Earnings Alarm Bells Ringing for Market Showing Signs of Fatigue
An alarming number of companies have warned that profits won’t meet expectations when they report in a month.
The group, including PP Industries Inc. and Sherwin-Williams Co., are primarily materials producers that have struggled amid supply-chain disruptions. While just a small part of the S&P 500, their earnings have historically been the most correlated to the index’s of all sectors, a study by Bank of America Corp. found.

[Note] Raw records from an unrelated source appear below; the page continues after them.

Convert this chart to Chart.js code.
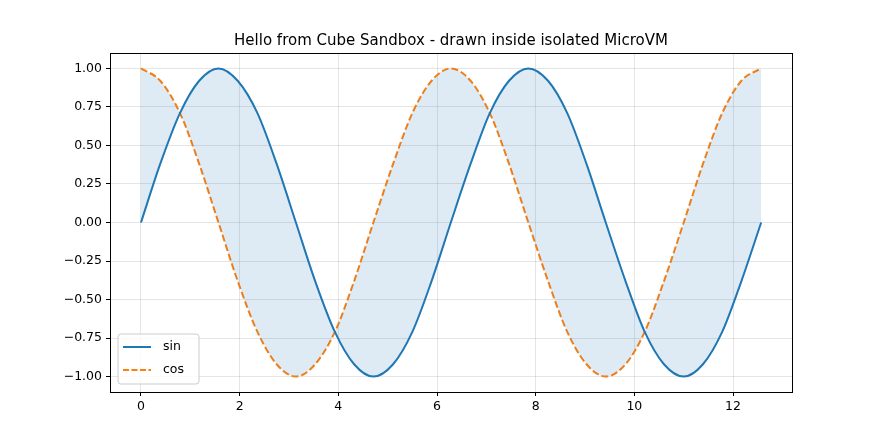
<!DOCTYPE html>
<html>
<head>
<meta charset="utf-8">
<script src="https://cdn.jsdelivr.net/npm/chart.js@4"></script>
<style>
  body { margin: 0; background: #fff; }
  #wrap { width: 880px; height: 440px; }
</style>
</head>
<body>
<div id="wrap"><canvas id="chart"></canvas></div>
<script>
// samples every pi/8 from 0 to 4*pi
const xValues = [0, 0.39, 0.79, 1.18, 1.57, 1.96, 2.36, 2.75, 3.14, 3.53, 3.93, 4.32, 4.71, 5.11, 5.50, 5.89,
  6.28, 6.68, 7.07, 7.46, 7.85, 8.25, 8.64, 9.03, 9.42, 9.82, 10.21, 10.60, 11.00, 11.39, 11.78, 12.17, 12.57];
const sinValues = [0, 0.38, 0.71, 0.92, 1, 0.92, 0.71, 0.38, 0, -0.38, -0.71, -0.92, -1, -0.92, -0.71, -0.38,
  0, 0.38, 0.71, 0.92, 1, 0.92, 0.71, 0.38, 0, -0.38, -0.71, -0.92, -1, -0.92, -0.71, -0.38, 0];
const cosValues = [1, 0.92, 0.71, 0.38, 0, -0.38, -0.71, -0.92, -1, -0.92, -0.71, -0.38, 0, 0.38, 0.71, 0.92,
  1, 0.92, 0.71, 0.38, 0, -0.38, -0.71, -0.92, -1, -0.92, -0.71, -0.38, 0, 0.38, 0.71, 0.92, 1];
const xTicks = [0, 2, 4, 6, 8, 10, 12];
const yTicks = [-1, -0.75, -0.5, -0.25, 0, 0.25, 0.5, 0.75, 1];
const titleText = 'Hello from Cube Sandbox - drawn inside isolated MicroVM';

const font = { family: 'DejaVu Sans', size: 12.5 };

const frameAndLegend = {
  id: 'frameAndLegend',
  afterDraw(chart) {
    const { ctx, chartArea: a } = chart;
    ctx.save();
    ctx.strokeStyle = '#000';
    ctx.lineWidth = 1;
    ctx.strokeRect(a.left + 0.5, a.top + 0.5, a.right - a.left, a.bottom - a.top);
    // title centred over the plot area
    ctx.fillStyle = '#000';
    ctx.font = '15px DejaVu Sans';
    ctx.textAlign = 'center';
    ctx.textBaseline = 'alphabetic';
    ctx.fillText(titleText, (a.left + a.right) / 2, a.top - 8);
    ctx.textAlign = 'left';
    // legend box, lower left
    const bx = a.left + 8, by = a.bottom - 58, bw = 81, bh = 50;
    ctx.fillStyle = 'rgba(255,255,255,0.8)';
    ctx.strokeStyle = '#ccc';
    ctx.beginPath();
    ctx.roundRect(bx, by, bw, bh, 3);
    ctx.fill(); ctx.stroke();
    ctx.lineWidth = 2;
    ctx.font = '12.5px DejaVu Sans';
    ctx.textBaseline = 'middle';
    [['sin', '#1f77b4', []], ['cos', '#ff7f0e', [6, 2.5]]].forEach(([label, color, dash], i) => {
      const y = by + 13 + i * 23;
      ctx.strokeStyle = color;
      ctx.setLineDash(dash);
      ctx.beginPath(); ctx.moveTo(bx + 5, y); ctx.lineTo(bx + 33, y); ctx.stroke();
      ctx.setLineDash([]);
      ctx.fillStyle = '#000';
      ctx.fillText(label, bx + 45, y);
    });
    ctx.restore();
  }
};

const pts = ys => xValues.map((x, i) => ({ x, y: ys[i] }));
const fmt = v => (v < 0 ? '\u2212' : '') + Math.abs(v).toFixed(2);

new Chart(document.getElementById('chart'), {
  type: 'line',
  data: {
    datasets: [{
      label: 'sin',
      data: pts(sinValues),
      borderColor: '#1f77b4',
      borderWidth: 2,
      backgroundColor: 'rgba(31,119,180,0.15)',
      fill: '+1',
      pointRadius: 0,
      cubicInterpolationMode: 'monotone'
    }, {
      label: 'cos',
      data: pts(cosValues),
      borderColor: '#ff7f0e',
      borderWidth: 2,
      borderDash: [7, 3],
      fill: false,
      pointRadius: 0,
      cubicInterpolationMode: 'monotone'
    }]
  },
  options: {
    responsive: true,
    maintainAspectRatio: false,
    animation: false,
    layout: { padding: { top: 53, right: 88 } },
    plugins: {
      legend: { display: false },
      tooltip: { enabled: false },
      title: { display: false }
    },
    scales: {
      x: {
        type: 'linear',
        min: -0.628,
        max: 13.195,
        afterBuildTicks: s => { s.ticks = xTicks.map(v => ({ value: v })); },
        afterFit: s => { s.height = 48; },
        grid: { color: 'rgba(0,0,0,0.1)', tickColor: '#000', tickLength: 4 },
        border: { display: false },
        ticks: { color: '#000', font, padding: 3, maxRotation: 0 }
      },
      y: {
        min: -1.1,
        max: 1.1,
        afterBuildTicks: s => { s.ticks = yTicks.map(v => ({ value: v })); },
        afterFit: s => { s.width = 110; },
        grid: { color: 'rgba(0,0,0,0.1)', tickColor: '#000', tickLength: 4 },
        border: { display: false },
        ticks: { color: '#000', font, padding: 4, callback: v => fmt(v) }
      }
    }
  },
  plugins: [frameAndLegend]
});
</script>
</body>
</html>
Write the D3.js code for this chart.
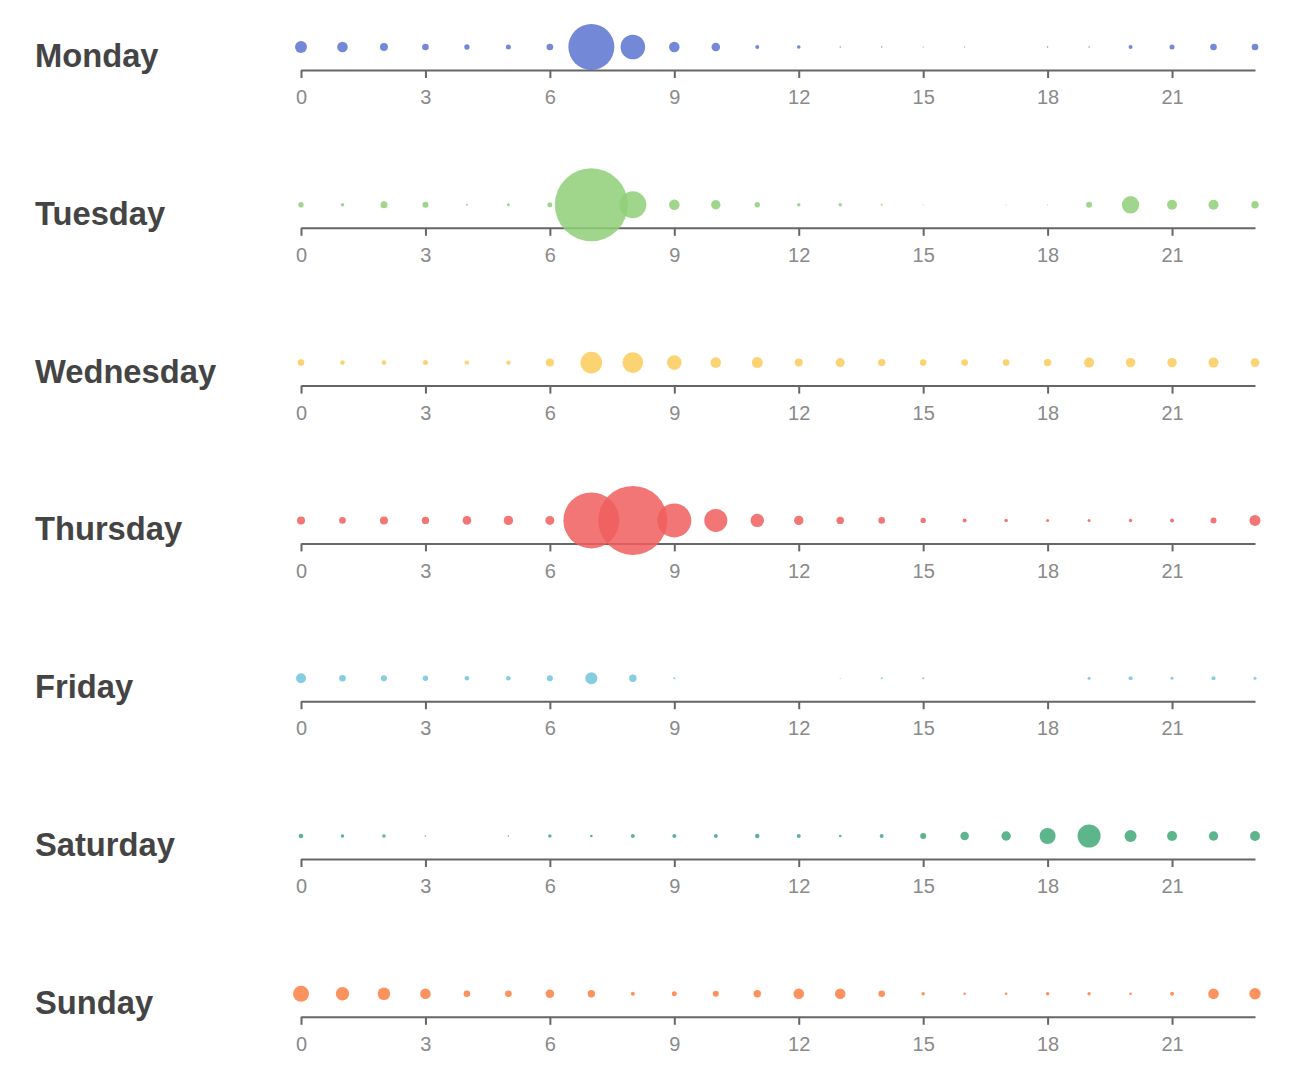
<!DOCTYPE html>
<html>
<head>
<meta charset="utf-8">
<script src="https://cdn.jsdelivr.net/npm/d3@7"></script>
<style>
  body { margin: 0; background: #fff; }
  .day-label { font-family: "Liberation Sans", Arial, sans-serif; font-weight: bold; font-size: 32.7px; fill: #444; }
  .axis text { font-family: "Liberation Sans", Arial, sans-serif; font-size: 20px; fill: #8a8a8a; }
  .axis path, .axis line { stroke: #666; stroke-width: 2; }
</style>
</head>
<body>
<div id="chart"></div>
<script>
/* Punchcard: activity by hour for each day of the week */

const days = ["Monday", "Tuesday", "Wednesday", "Thursday", "Friday", "Saturday", "Sunday"];
const hours = d3.range(24);
const hourTicks = [0, 3, 6, 9, 12, 15, 18, 21];

// one value per hour (0..23)
const monday    = [144, 112, 64, 44, 28, 25, 44, 2116, 605, 112, 74, 16, 13, 2, 2, 1, 1, 0, 2, 2, 16, 25, 44, 44];
const tuesday   = [29, 12, 49, 36, 4, 9, 25, 5329, 729, 112, 88, 29, 12, 12, 4, 1, 0, 1, 1, 36, 303, 100, 100, 55];
const wednesday = [44, 21, 21, 25, 19, 19, 64, 467, 424, 213, 112, 121, 64, 81, 55, 44, 44, 44, 55, 100, 88, 88, 100, 74];
const thursday  = [64, 44, 64, 55, 74, 88, 81, 3136, 4761, 1156, 529, 180, 88, 55, 44, 29, 16, 12, 9, 9, 12, 16, 36, 121];
const friday    = [100, 44, 36, 29, 21, 21, 36, 144, 55, 4, 0, 0, 0, 1, 4, 4, 0, 0, 0, 9, 16, 9, 16, 9];
const saturday  = [21, 12, 12, 2, 0, 2, 12, 7, 16, 16, 16, 21, 16, 7, 16, 36, 74, 88, 256, 529, 144, 100, 88, 100];
const sunday    = [256, 180, 159, 112, 44, 44, 74, 55, 16, 25, 36, 55, 112, 112, 44, 12, 7, 7, 12, 12, 7, 16, 112, 130];

const series = [monday, tuesday, wednesday, thursday, friday, saturday, sunday];
const colors = ["#5b74d1", "#8fcf78", "#fccb5b", "#f05e5e", "#71c4dd", "#41a877", "#fb8043"];

const width = 1292, height = 1090;
const margin = ({ top: 47, left: 301, right: 37 });
const rowStep = 157.8;

const svg = d3.select("#chart")
  .append("svg")
  .attr("width", width)
  .attr("height", height);

let x = d3.scaleLinear()
  .domain([0, 23])
  .range([margin.left, width - margin.right]);

let r = d3.scaleSqrt()
  .domain([0, d3.max(series, s => d3.max(s))])
  .range([0, 36.5]);

days.forEach((day, i) => {
  const cy = margin.top + i * rowStep;
  const g = svg.append("g");

  g.append("text")
    .attr("class", "day-label")
    .attr("x", 35)
    .attr("y", cy + 20)
    .text(day);

  /* axis under the row */
  g.append("g")
    .attr("class", "axis")
    .attr("transform", `translate(0,${cy + 23})`)
    .call(d3.axisBottom(x).tickValues(hourTicks).tickSize(8).tickSizeOuter(0).tickPadding(12))
    .call(a => a.selectAll("text").attr("dy", "0.71em"));

  /* one circle per hour */
  g.selectAll("circle")
    .data(hours)
    .join("circle")
    .attr("cx", h => x(h))
    .attr("cy", cy)
    .attr("r", h => r(series[i][h]))
    .attr("fill", colors[i])
    .attr("fill-opacity", 0.85);
});
</script>
</body>
</html>
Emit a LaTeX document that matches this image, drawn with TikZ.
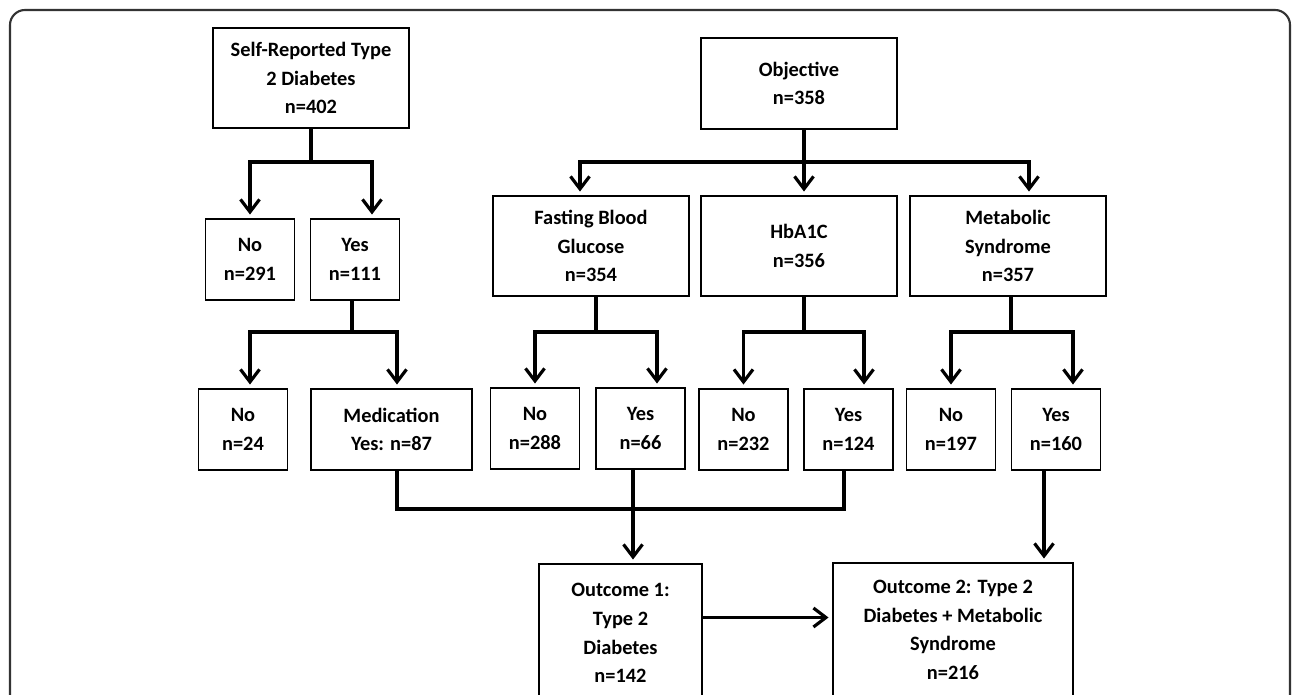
\documentclass[tikz,border=0pt]{standalone}
\usepackage{fontspec}
\setmainfont{Carlito}
\usetikzlibrary{arrows.meta, positioning}

\begin{document}
\begin{tikzpicture}[
    x=0.02cm, y=-0.02cm,
    box/.style={draw, line width=1.1pt, align=center, inner sep=0pt, font=\bfseries\fontsize{11.6}{16.3}\selectfont},
    bigbox/.style={box, minimum width=3.92cm, minimum height=2cm},
    smallbox/.style={box, minimum width=1.78cm, minimum height=1.62cm},
    link/.style={line width=1.8pt},
    arr/.style={link, -{Straight Barb[length=2.5mm, width=3.8mm]}, shorten >=2pt},
]
    \useasboundingbox (0,0) rectangle (1292,695);
    \clip (0,0) rectangle (1292,695);
    \draw[line width=1.2pt, black!80, rounded corners=0.3cm] (10,780) -- (10,10) -- (1290,10) -- (1290,780);

    % Self-reported side
    \node[bigbox] (self) at (311,78) {Self-Reported Type\\2 Diabetes\\n=402};
    \node[smallbox] (no1) at (250,259.5) {No\\n=291};
    \node[smallbox] (yes1) at (355,259.5) {Yes\\n=111};
    \node[smallbox] (no2) at (243,429.5) {No\\n=24};
    \node[smallbox, minimum width=3.22cm] (med) at (391.5,429.5) {Medication\\Yes: n=87};

    % Objective side
    \node[bigbox, minimum height=1.82cm] (obj) at (799,83.5) {Objective\\n=358};
    \node[bigbox] (fbg) at (591,246) {Fasting Blood\\Glucose\\n=354};
    \node[bigbox] (hba) at (799,246) {HbA1C\\n=356};
    \node[bigbox] (mets) at (1008,246) {Metabolic\\Syndrome\\n=357};
    \node[smallbox] (nofbg) at (535,428.5) {No\\n=288};
    \node[smallbox] (yesfbg) at (640.5,428.5) {Yes\\n=66};
    \node[smallbox] (nohba) at (743.5,429.5) {No\\n=232};
    \node[smallbox] (yeshba) at (848.5,429.5) {Yes\\n=124};
    \node[smallbox] (nomets) at (951,429.5) {No\\n=197};
    \node[smallbox] (yesmets) at (1056,429.5) {Yes\\n=160};

    % Outcomes
    \node[box, minimum width=3.26cm, minimum height=2.76cm] (out1) at (620.5,633) {Outcome 1:\\Type 2\\Diabetes\\n=142};
    \node[box, minimum width=4.8cm, minimum height=2.68cm] (out2) at (953,630) {Outcome 2: Type 2\\Diabetes + Metabolic\\Syndrome\\n=216};

    % branches
    \draw[link] (self.south) -- ++(0,33) coordinate (sj);
    \draw[arr] (sj) -| (no1.north);
    \draw[arr] (sj) -| ([xshift=0.34cm]yes1.north);

    \draw[link] ([xshift=-0.06cm]yes1.south) -- ++(0,31) coordinate (yj);
    \draw[arr] (yj) -| ([xshift=0.14cm]no2.north);
    \draw[arr] (yj) -| ([xshift=0.11cm]med.north);

    \draw[link] ([xshift=0.1cm]obj.south) -- ++(0,32) coordinate (oj);
    \draw[arr] (oj) -| ([xshift=-0.22cm]fbg.north);
    \draw[arr] (oj) -- ([xshift=0.1cm]hba.north);
    \draw[arr] (oj) -| ([xshift=0.42cm]mets.north);

    \draw[link] ([xshift=0.1cm]fbg.south) -- ++(0,35) coordinate (fj);
    \draw[arr] (fj) -| (nofbg.north);
    \draw[arr] (fj) -| ([xshift=0.33cm]yesfbg.north);

    \draw[link] ([xshift=0.1cm]hba.south) -- ++(0,35) coordinate (hj);
    \draw[arr] (hj) -| (nohba.north);
    \draw[arr] (hj) -| ([xshift=0.31cm]yeshba.north);

    \draw[link] ([xshift=0.06cm]mets.south) -- ++(0,35) coordinate (mj);
    \draw[arr] (mj) -| (nomets.north);
    \draw[arr] (mj) -| ([xshift=0.34cm]yesmets.north);

    % to outcomes
    \draw[link] ([xshift=0.11cm]med.south) -- ++(0,38) -| ([xshift=-0.09cm]yeshba.south);
    \draw[arr] ([xshift=-0.15cm]yesfbg.south) -- ([xshift=-0.15cm]yesfbg.south |- out1.north);
    \draw[arr] ([xshift=-0.24cm]yesmets.south) -- ([xshift=-0.24cm]yesmets.south |- out2.north);
    \draw[arr] ([yshift=0.31cm]out1.east) -- ([yshift=0.31cm]out1.east -| out2.west);
\end{tikzpicture}
\end{document}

The profit warnings come as economic growth is slowing, price increases for final products and services are missing forecasts and wage pressure is building. Taken together, the result is a deterioration in what BofA calls the “corporate misery indicator,” another signal that worsening earnings momentum could spread into the broader market. That would rob bulls of a key reason stocks have weathered everything thrown at the market in the past 18 months — corporate America’s ability to deliver blockbuster results.
“It’s been upward earnings revisions that have supported stocks here and rather high valuations,” Jeffrey Kleintop, chief global investment strategist for Charles Schwab & Co., said in an interview on Bloomberg TV with Caroline Hyde. If “we start getting some disappointment, as we’ve recently had with the economic data, that could undermine the key support for the market.”
The S&P 500 fell 0.6% in the past five days, for a second straight weekly drop. Its Friday slide was the worst in a month, and it last hit an all-time high on Sept. 2. That barren period contrasts with earlier this year, when the index rose to arecord almost every week.